If nuclear deterrence is understood as self-defence terms of the post-biblical interpretation of obligatory war, it is argued, then in today’s world of fifty thousand nuclear warheads, the possibility of one’s own extinction must be considered. Within such parameters, such an interpretation of self-defence trough obligatory war as codified by Maimonides becomes questionable.

The educational process about the danger of nuclear weapons within the spiritual and secular teas of Anglo-Jewry is slower than in the American community. No clear lead has been taken, for example, in calling for a nuclear freeze in this country in both East and West. Instead of using Jewish sources as a means of contributing to a solution of the problem, there is a tendency to utilise Jewish tradition as a psychological umbrella to ward off the unthinkable: In one sense, this is paralleled in society at large. Although many watched The Day After many more were glued to yet another earth shattering episode of Coronation Street later that week.

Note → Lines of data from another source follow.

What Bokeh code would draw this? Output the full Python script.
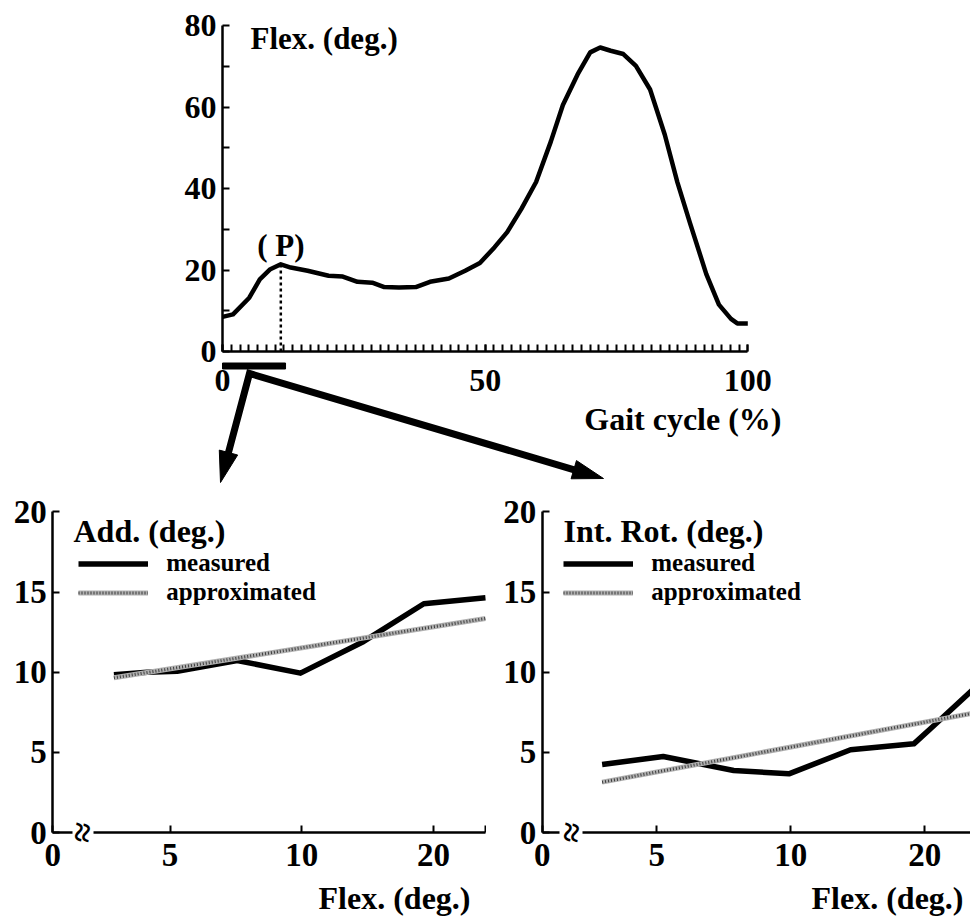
import math
from bokeh.plotting import figure
from bokeh.models import Range1d, FixedTicker, BoxAnnotation, Label, Legend, LegendItem
from bokeh.layouts import column, row
from bokeh.embed import file_html
from bokeh.resources import INLINE
from bokeh.core.properties import value

FONT = "Liberation Serif"

# ---------------- data ----------------
gait_cycle = [0, 2, 5.1, 7.1, 9.1, 11.1, 13, 16.2, 20.2, 22.9, 25.7, 28.5, 30.8, 33.6,
              36.8, 39.5, 43.1, 46.2, 49, 51.8, 54.2, 56.9, 59.7, 62.5, 64.8, 67.6, 70,
              71.9, 73.9, 76.3, 78.7, 81.4, 84.2, 86.6, 89, 92.1, 94.5, 96.8, 98, 100]
hip_flexion = [8.5, 9.1, 13.2, 17.7, 20.2, 21.4, 20.6, 19.8, 18.6, 18.4, 17.1, 16.9, 15.8, 15.7,
               15.8, 17.1, 17.9, 19.8, 21.7, 25.6, 29.3, 35.0, 41.6, 51.5, 60.5, 68.0, 73.4,
               74.6, 73.8, 73.0, 70.1, 64.3, 53.2, 41.5, 31.5, 19.0, 11.5, 8.0, 6.9, 6.9]
stance_window = [0, 12]          # % of gait cycle analysed in the lower panels

top_x_ticks = [0, 50, 100]
top_x_minor = [i * 100 / 60 for i in range(61)]
top_y_ticks = [0, 20, 40, 60, 80]
top_y_minor = [10, 30, 50, 70]

add_flex = [2.87, 4.13, 5.27, 7.55, 9.95, 12.35, 14.63, 16.97]
add_measured = [9.84, 10.0, 10.06, 10.73, 9.94, 11.92, 14.27, 14.64]
add_fit_flex = [2.87, 16.97]
add_fit = [9.65, 13.35]

rot_flex = [2.96, 5.24, 7.87, 9.93, 12.23, 14.59, 15.21, 16.78]
rot_measured = [4.24, 4.74, 3.87, 3.66, 5.16, 5.53, 6.47, 8.9]
rot_fit_flex = [2.96, 16.78]
rot_fit = [3.14, 7.44]

bottom_x_ticks = [5, 10, 15]
bottom_x_labels = ["5", "10", "20"]
bottom_y_ticks = [0, 5, 10, 15, 20]

# ---------------- layout (page pixels) ----------------
M = 0
W = 970
TOP_H = 488
BOT_H = 430
BL_W = 486
BR_W = W - BL_W


def base_fig(w, h, xr, yr):
    p = figure(width=w, height=h, x_range=Range1d(*xr), y_range=Range1d(*yr),
               output_backend="svg", toolbar_location=None,
               min_border=0, min_border_left=0, min_border_right=0,
               min_border_top=0, min_border_bottom=0)
    p.outline_line_color = None
    p.xgrid.visible = False
    p.ygrid.visible = False
    p.background_fill_color = "white"
    p.border_fill_color = "white"
    return p


def style_axis(ax, size, standoff):
    ax.axis_line_width = 2.5
    ax.axis_line_color = "black"
    ax.major_tick_line_width = 2
    ax.minor_tick_line_width = 2
    ax.major_tick_line_color = "black"
    ax.minor_tick_line_color = "black"
    ax.major_tick_in = 7
    ax.major_tick_out = 0
    ax.minor_tick_in = 7
    ax.minor_tick_out = 0
    ax.major_label_text_font = FONT
    ax.major_label_text_font_style = "bold"
    ax.major_label_text_font_size = size
    ax.major_label_text_color = "black"
    ax.major_label_standoff = standoff


def bold_text(p, x, y, s, size, align="left"):
    p.text(x=[x], y=[y], text=[s], text_font=value(FONT), text_font_style="bold",
           text_font_size=size, text_align=align, text_baseline="middle", text_color="black")


# ================= top panel =================
T_X0, T_SX = 222.0, 5.253     # page px of 0 %, px per %
T_Y0, T_SY = 351.0, 4.075     # page px of 0 deg, px per deg


def tx(px):
    return (px - T_X0) / T_SX


def ty(py):
    return (T_Y0 - py) / T_SY


top = base_fig(W, TOP_H, (tx(M), tx(M + W)), (ty(M + TOP_H), ty(M)))
top.xaxis.fixed_location = 0
top.yaxis.fixed_location = 0
top.xaxis.bounds = (0, 100)
top.yaxis.bounds = (0, 80)
top.xaxis.ticker = FixedTicker(ticks=top_x_ticks, minor_ticks=top_x_minor)
top.yaxis.ticker = FixedTicker(ticks=top_y_ticks, minor_ticks=top_y_minor)
style_axis(top.xaxis[0], "32px", 18)
style_axis(top.yaxis[0], "32px", 6)

top.line(gait_cycle, hip_flexion, line_width=4.5, color="black", line_join="round")

# peak (P) in the early stance
early = [i for i, g in enumerate(gait_cycle) if g < 30]
ip = max(early, key=lambda i: hip_flexion[i])
px_, py_ = gait_cycle[ip], hip_flexion[ip]
top.line([px_, px_], [0, py_], line_width=2.5, color="black", line_dash="3 3")
bold_text(top, px_, ty(245), "( P)", "31px", "center")

# analysed window bar
top.quad(left=[stance_window[0]], right=[stance_window[1]],
         bottom=[ty(368.5)], top=[ty(362.5)], color="black")

bold_text(top, tx(250), ty(38), "Flex. (deg.)", "31px")
bold_text(top, tx(781), ty(418), "Gait cycle (%)", "32px", "right")

# arrows (page pixel geometry)
apex = (249.0, 373.0)
tips = [(220.0, 482.0), (603.0, 478.0)]
HEAD_LEN, HEAD_HALF = 31.0, 9.5
bases = []
for tip in tips:
    dx, dy = tip[0] - apex[0], tip[1] - apex[1]
    L = math.hypot(dx, dy)
    ux, uy = dx / L, dy / L
    bx, by = tip[0] - HEAD_LEN * ux, tip[1] - HEAD_LEN * uy
    nx, ny = -uy, ux
    top.patch([tx(tip[0]), tx(bx + HEAD_HALF * nx), tx(bx - HEAD_HALF * nx)],
              [ty(tip[1]), ty(by + HEAD_HALF * ny), ty(by - HEAD_HALF * ny)],
              color="black")
    bases.append((bx + 4 * ux, by + 4 * uy))
top.line([tx(bases[0][0]), tx(apex[0]), tx(bases[1][0])],
         [ty(bases[0][1]), ty(apex[1]), ty(bases[1][1])],
         line_width=7, color="black", line_join="miter", line_cap="butt")

# ================= bottom panels =================
B_Y0, B_SY = 832.0, 16.03
B_TOP, B_BOT = M + TOP_H, M + TOP_H + BOT_H


def bottom_panel(fig_left, fig_w, x0_px, sx, origin_px, axis_end_px, title, title_px,
                 legend_px, xlabel_right_px, squig_px, gap_px, flex, meas, fflex, fit):
    def bx(px):
        return (px - x0_px) / sx

    def by(py):
        return (B_Y0 - py) / B_SY

    p = base_fig(fig_w, BOT_H, (bx(fig_left), bx(fig_left + fig_w)), (by(B_BOT), by(B_TOP)))
    origin = bx(origin_px)
    end = bx(axis_end_px) if axis_end_px is not None else bx(fig_left + fig_w)
    p.xaxis.fixed_location = 0
    p.yaxis.fixed_location = origin
    p.xaxis.bounds = (origin, end)
    p.yaxis.bounds = (0, 20)
    minor = [end] if axis_end_px is not None else []
    p.xaxis.ticker = FixedTicker(ticks=[origin] + bottom_x_ticks, minor_ticks=minor)
    overrides = {origin: "0"}
    for t, lab in zip(bottom_x_ticks, bottom_x_labels):
        overrides[t] = lab
    p.xaxis.major_label_overrides = overrides
    p.yaxis.ticker = FixedTicker(ticks=bottom_y_ticks)
    style_axis(p.xaxis[0], "33px", 11)
    style_axis(p.yaxis[0], "33px", 6)

    r_meas = p.line(flex, meas, line_width=5.5, color="black", line_join="round")
    r_fit1 = p.line(fflex, fit, line_width=5, color="#b0b0b0")
    r_fit2 = p.line(fflex, fit, line_width=3, color="#3c3c3c", line_dash="1 2")

    # axis break
    p.add_layout(BoxAnnotation(left=bx(gap_px[0]), right=bx(gap_px[1]), bottom=-0.45, top=0.45,
                               fill_color="white", fill_alpha=1.0, line_color=None))
    p.add_layout(Label(x=bx(squig_px), y=0, text="≈", angle=1.45, text_align="center",
                       text_baseline="middle", text_font=FONT, text_font_size="36px",
                       text_font_style="bold", text_color="black"))

    bold_text(p, bx(title_px[0]), by(title_px[1]), title, "32px")
    bold_text(p, bx(xlabel_right_px), by(897), "Flex. (deg.)", "32px", "right")

    row_h = 29
    legend = Legend(items=[LegendItem(label="measured", renderers=[r_meas]),
                           LegendItem(label="approximated", renderers=[r_fit1, r_fit2])],
                    location=(legend_px[0] - fig_left, B_BOT - (legend_px[1] + 2 * row_h)),
                    glyph_width=70, glyph_height=row_h, label_height=row_h,
                    label_standoff=18, spacing=0, padding=0, margin=0,
                    border_line_color=None, background_fill_alpha=0,
                    label_text_font=FONT, label_text_font_style="bold",
                    label_text_font_size="25px", label_text_color="black")
    p.add_layout(legend)
    return p


left = bottom_panel(M, BL_W, 37.8, 26.35, 52.3, 485.0, "Add. (deg.)", (73, 530),
                    (78.3, 548.5), 470, 82, (72, 93),
                    add_flex, add_measured, add_fit_flex, add_fit)
right = bottom_panel(M + BL_W, BR_W, 522.3, 26.8, 541.7, None, "Int. Rot. (deg.)", (563, 530),
                     (563.3, 548.5), 963, 571, (559, 582),
                     rot_flex, rot_measured, rot_fit_flex, rot_fit)

layout = column(top, row(left, right, spacing=0), spacing=0)
open("out.html", "w").write(file_html(layout, INLINE))
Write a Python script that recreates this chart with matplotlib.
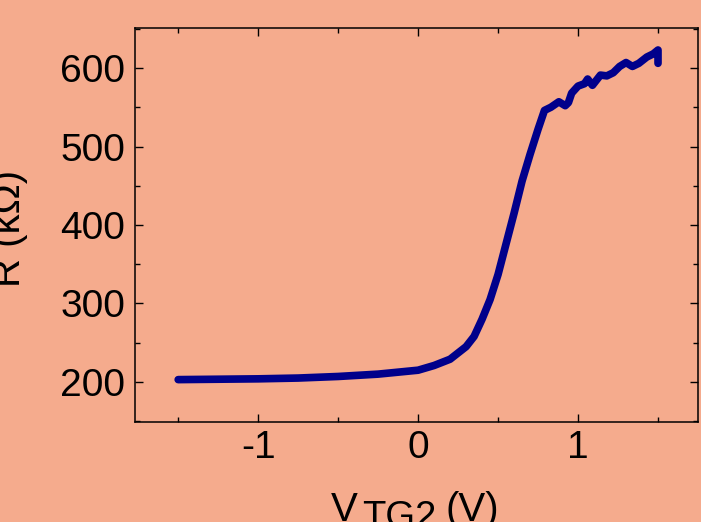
import numpy as np
import matplotlib
matplotlib.use('Agg')
import matplotlib.pyplot as plt
from matplotlib.ticker import MultipleLocator

plt.rcParams['font.family'] = ['Liberation Sans', 'DejaVu Sans']
plt.rcParams['axes.unicode_minus'] = False

# barrido de compuerta superior (V) y resistencia (kOhm)
v_tg2 = [-1.5, -1.25, -1.0, -0.75, -0.5, -0.25, 0.0, 0.1, 0.2, 0.3, 0.35,
         0.4, 0.45, 0.5, 0.55, 0.6, 0.65, 0.7, 0.75, 0.79, 0.83, 0.88, 0.92,
         0.94, 0.96, 1.0, 1.04, 1.06, 1.09, 1.14, 1.18, 1.22, 1.26, 1.3,
         1.34, 1.38, 1.43, 1.47, 1.5, 1.5]
r_kohm = [203, 203.5, 204, 205, 207, 210, 215, 221, 229, 245, 258,
          280, 305, 337, 376, 415, 456, 490, 522, 546, 550, 557, 552,
          556, 568, 577, 580, 586, 578, 591, 590, 594, 602, 607,
          602, 606, 614, 618, 623, 606]

fondo = '#F5AB8D'
fig = plt.figure(figsize=(7.01, 5.22), dpi=100, facecolor=fondo)
ax = fig.add_axes([135/701, 1 - 422/522, (698 - 135)/701, (422 - 28)/522])
ax.set_facecolor(fondo)

ax.plot(v_tg2, r_kohm, color='#00008B', lw=5.5, solid_capstyle='round',
        solid_joinstyle='round')

ax.set_xlim(-1.77, 1.75)
ax.set_ylim(149, 651)
ax.xaxis.set_major_locator(MultipleLocator(1))
ax.xaxis.set_minor_locator(MultipleLocator(0.5))
ax.yaxis.set_major_locator(MultipleLocator(100))
ax.yaxis.set_minor_locator(MultipleLocator(50))
ax.tick_params(which='both', direction='in', top=True, right=True, width=1)
ax.tick_params(which='major', length=6, labelsize=28)
ax.tick_params(which='minor', length=3.5)
ax.tick_params(axis='x', which='major', pad=6)
ax.tick_params(axis='y', which='major', pad=7)
for s in ax.spines.values():
    s.set_linewidth(1.1)

# etiqueta del eje y (cortada por el borde, como en la original)
fig.text(20/701, 1 - 287/522, 'R (k\u03a9)', rotation=90, rotation_mode='anchor',
         ha='left', va='baseline', fontsize=29)

# etiqueta del eje x con subindice
fig.text(331/701, 1 - 521/522, 'V', ha='left', va='baseline', fontsize=29)
fig.text(362/701, 1 - 528/522, 'TG2', ha='left', va='baseline', fontsize=27.5)
fig.text(446/701, 1 - 521/522, '(V)', ha='left', va='baseline', fontsize=29)

fig.savefig('out.png', dpi=100, facecolor=fondo)
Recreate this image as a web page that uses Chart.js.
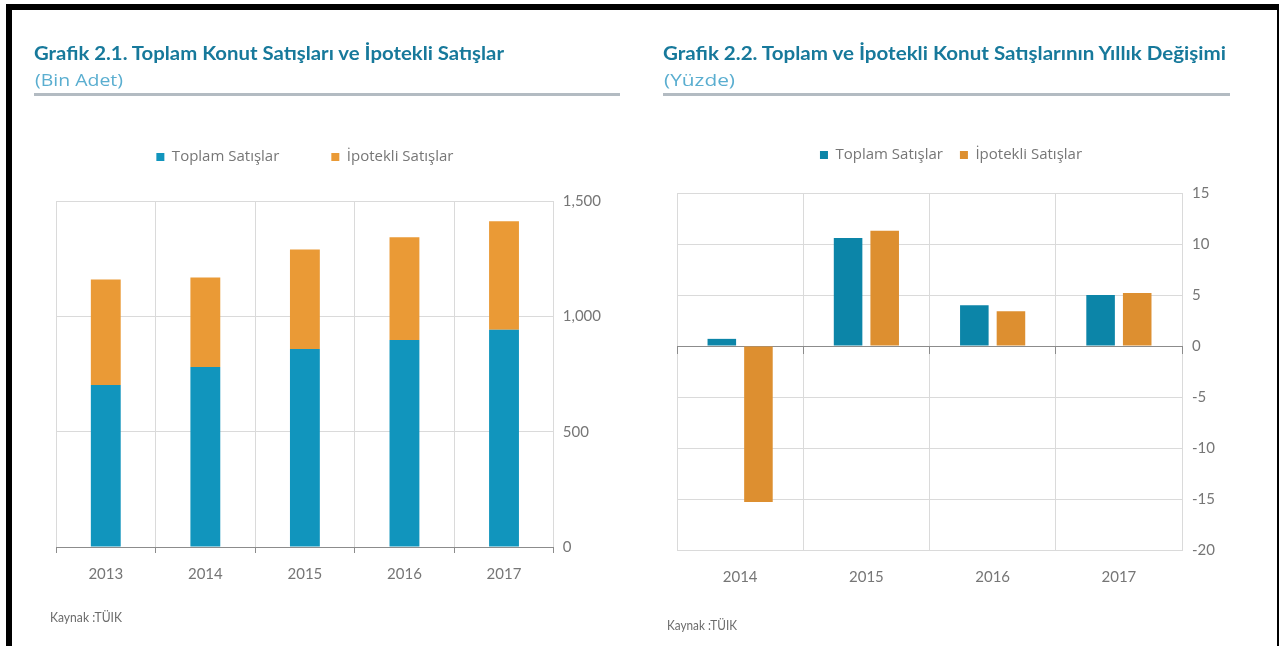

The argument appears to be moving away from the disarmament versus rearmament one way street. It seems to be settling at a new level—those who simply do not wish to know out of a deep-seated fear of a nuclear holocaust and those who do voice their apprehensions for those very same reasons. Nachman of Bratslav said that “he who is able to halt wickedness and fails to do so is considered as if he performed the evil himself”.

Perhaps it is too harsh to apply such a judgement to those who refuse to confront the deadly treadmill of the nuclear arms race. The threat of total destruction will remain, however, the day after, the month after, the year after—until ordinary people—including the Jewish Community—regard it as their duty to remove it.